Monday, October 15, 2018

Ran Blake Christine Correa Streaming

Ran Blake Christine Correa
Red Piano Records

This is the latest recorded collaboration between Blake, the celebrated pianist and educator who is the founder and long-time chairperson of the Third Stream Department (currently called Contemporary Improvisation Department) at the New England Conservatory in Boston, MA, and Correa, the Mumbai born avant-garde vocalist who is on the faculty of The Louis Armstrong Jazz Performance Program at Columbia University. Consisting mostly of duets on material ranging from standards to Ornette Coleman's "Lonely Woman," there are also three improvised piano solos and one solo vocal.

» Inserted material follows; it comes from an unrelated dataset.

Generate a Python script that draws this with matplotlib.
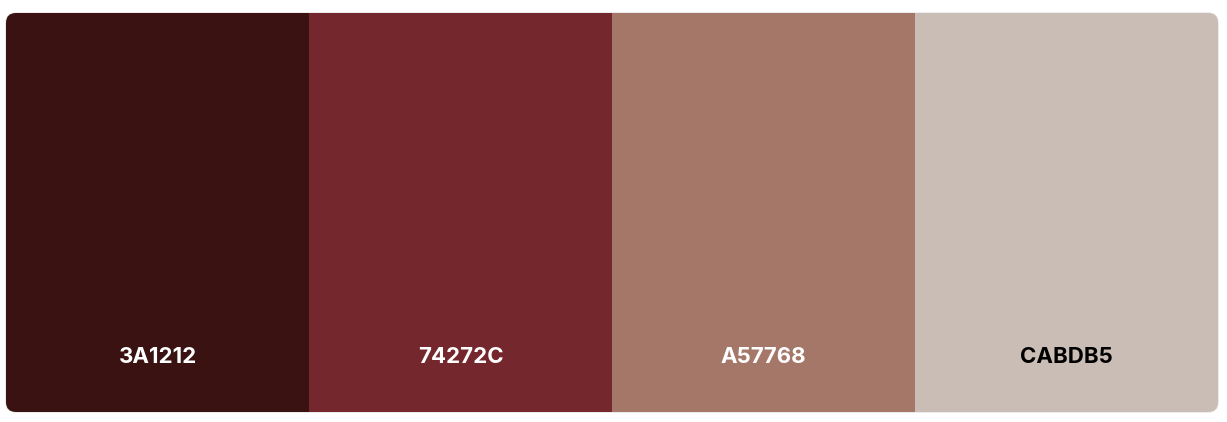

This is not one's usual piano-vocal duet although it starts with "Don't Explain," with Blake's spare, dissonant chords providing a foundation for Correa's haunting mix of half-spoken, half-sung vocal with Blake's own solo having an evocative quality. Correa's vocal on "Out of This World" is arresting as Blake's chords and short single note runs are more a response than a simple accompaniment. Correa sounds almost like a Cantor at the beginning of Ornette Coleman's "Lonely Woman," followed by Blake's spare statement of the theme and then she explores Margo Gunyan's lyrics with horn-like phrasing and a vocal having the passion of a raucous Sidney Bechet soprano sax. After this, the first of three interpretations of George Russell's "Stratusphunk" with unusual voicings and use of silence is a relief.

The bouncy "Bebopper" is comparatively mainstream with hints of the "I Love Lucy" theme and "Lullaby of Birdland" in Blake's accompaniment and solo. The brief "Ah, El Novio No Quiere Dinero," stands out with the minimal see-saw accompaniment and a wordless vocal that evokes the Mideast. A haunting rendition of Ivan Lins "Love Dance" is the longest performance here, while "Wende," composed in part by Blake, is a striking unaccompanied vocal. This album closes with "No More," which again displays both Correa's vocal and expressive range as she opens in a defiant manner before singing more traditionally. It is set against an intriguing accompaniment. One may wish to preview a few selections, as some may not be enamored by Correa's singing. Others, including this writer, will find the performances here compelling.